One AI question continues to divide enterprise leaders: is it faster, and more effective, to build in-house or to buy off-the-shelf? While the promise of proprietary platforms offers the lure of long-term differentiation, vendor solutions often boast speed and a lower up-front burden. The real challenge, as leaders made clear in a recent executive discussion from MachineCon New York, isn’t choosing one, rather, it’s learning how to orchestrate both.
The conversation, moderated by Arvind Balasundaram, Executive Director of Commercial Insights & Analytics at Regeneron, brought together senior leaders who’ve grappled with this question firsthand: Geeta Pyne, Senior Managing Director and Chief Architect at TIAA; and Ferris Zhang, Global Product Lead for Business Experimentation and Optimization at Mastercard.
What Speed to Insight Really Demands
While “speed to insight” remains a coveted metric in AI adoption, the consensus was that it’s often misunderstood. The rush to results can obscure the more fundamental need for problem clarity and iterative decision-making. Rather than treating speed as a race to code, leaders argued for a more principled process: one that includes fast, low-risk experimentation, clear “go/no-go” filters, and tight alignment with business impact from the outset.
This is an “express lane” mindset that not every project should advance at the same pace, and not every idea is worth three months of investment. By creating predefined lanes for experimentation, teams can quickly assess which use cases merit deeper commitment, before wasting cycles on misaligned or premature builds.

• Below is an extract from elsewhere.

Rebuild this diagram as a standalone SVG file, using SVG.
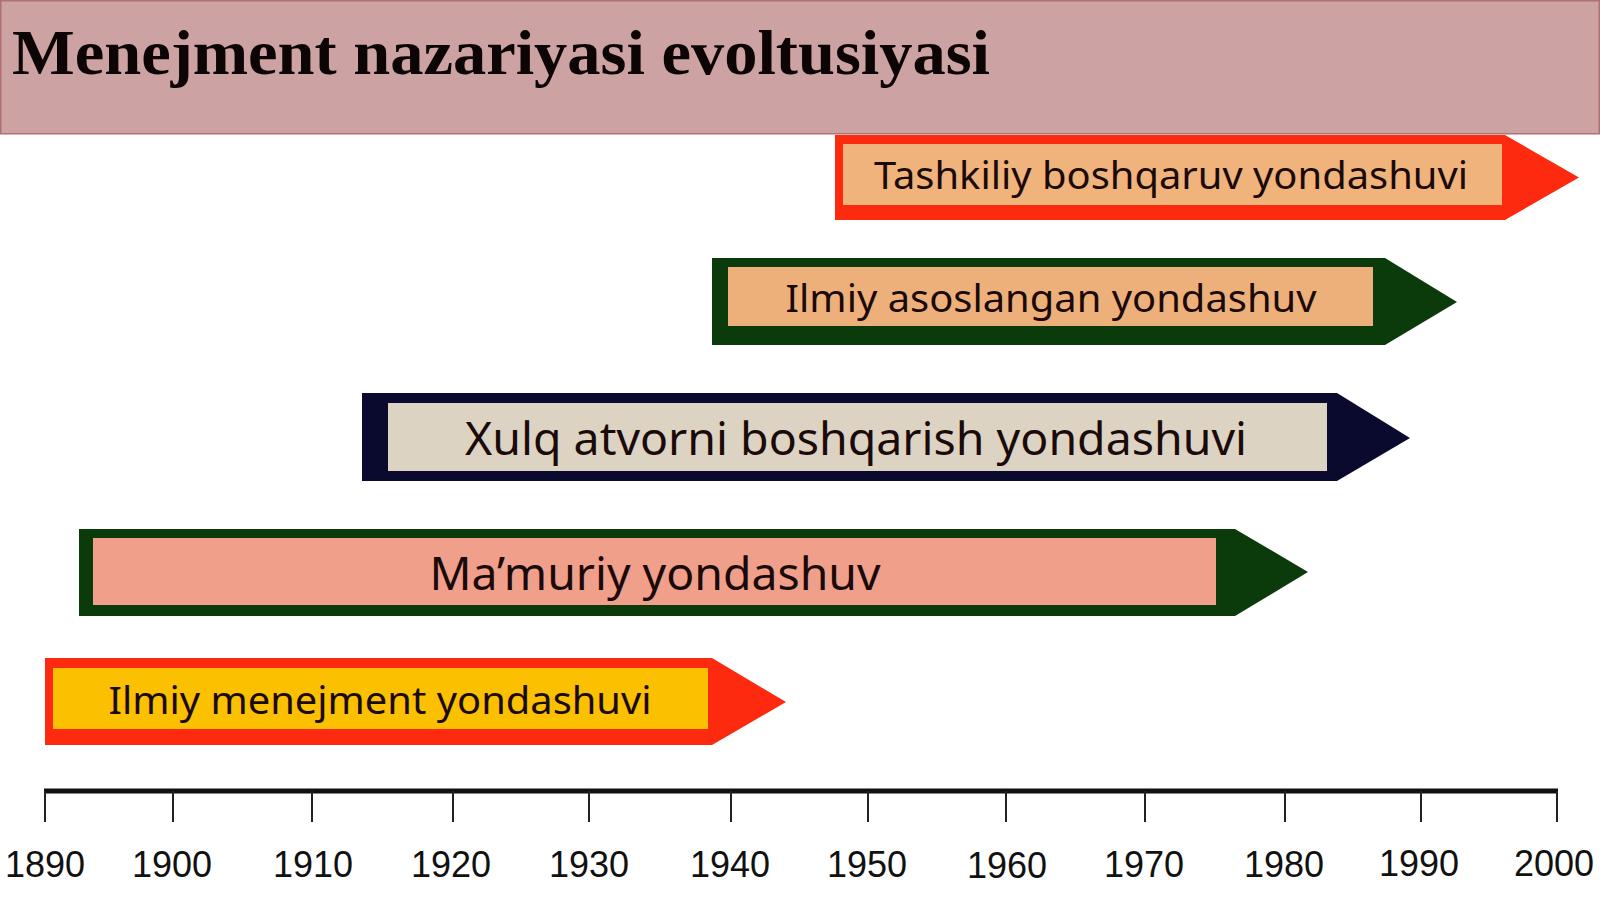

Total Cost Is More Than Just Budget
When it comes to evaluating build-versus-buy decisions, cost isn’t just about the initial spend. The emphasis is on the importance of viewing total cost of ownership through a multi-dimensional lens: one that includes runtime, ongoing maintenance, platform extensibility, and architecture compatibility.
That lens becomes even more important with generative and agentic AI, where the lifecycle of any given technology can be short. While some teams may be tempted by the allure of custom builds, there was a strong consensus that unless the use case is deeply core to the business, the long-term overhead, especially for maintenance and upgrades, can quickly erode any perceived advantage.
What stood out was a shared belief in principle-driven decision-making: organizations need clear criteria for what constitutes a differentiator worth building. Everything else should be scrutinized for potential partnerships or outright acquisition.

Lock-In, Talent, and the Flexibility Dilemma
The issue of vendor lock-in is a calculated risk. In times of rapid technological change, making short-term bets with long-term flexibility in mind is essential. This means designing systems with abstraction layers, so that swapping out a foundational model or cloud component down the line doesn’t require a full rebuild.
Talent is another pressure point. As AI talent remains scarce and expensive, organizations are forced to be selective about what they build. They stressed the importance of aligning internal engineering efforts with high-leverage, high-differentiation work, reserving scarce talent for what truly matters.
Interestingly, skepticism was expressed toward the romanticism of in-house builds. Even experienced engineering teams can underestimate the hidden costs of scaling, extending, and governing custom platforms. The message is clear: build only what will set you apart, and don’t conflate capability with strategic value.
Composability and the Power of “Buy and Extend”
Rather than viewing build-versus-buy as a binary, the panel advocated for more hybrid, composable strategies. In many cases, organizations start with a vendor solution and extend it selectively, adding layers of customization, integrations, or proprietary logic.
This “buy and extend” model offers a practical way to manage feature velocity and technical debt. Off-the-shelf platforms can accelerate delivery, while extension points allow for business-specific enhancements without owning the full tech stack. The goal isn’t just to get something working: it’s to ensure that what’s working can evolve with the business.
This is particularly critical for legacy-heavy sectors, where digital transformation must contend with decades of existing infrastructure. This was likened to modernizing thousands of repositories simultaneously: a task that demands more than good engineering; it demands orchestration at scale.
Governance and Guardrails for AI
Another theme that emerged was risk management, especially as AI capabilities intersect with sensitive data, compliance requirements, and intellectual property concerns. The conversation underscored the need for observability, codified policies, and clear design patterns to prevent unintentional leakage or misuse.
Effective governance, they argued, starts not with policing but with scaffolding. By codifying approved use cases, enforcing data classification standards, and baking observability into the stack, organizations can scale AI responsibly, without bottlenecking innovation.
One approach discussed was building a capability map to prioritize use cases, narrowing the funnel from opportunity to investment by layering in filters around differentiation, maturity, and technical readiness.
The Future Is Orchestrated
In closing, the discussion returned to the idea that no single decision: build or buy, will define success. What will? The ability to adapt. With new models, modalities, and market entrants emerging monthly, the organizations that succeed will be those that can orchestrate flexibly across ecosystems, integrate diverse capabilities, and continuously reprioritize around business impact.
AI innovation, in this view, is less about technological supremacy and more about disciplined execution.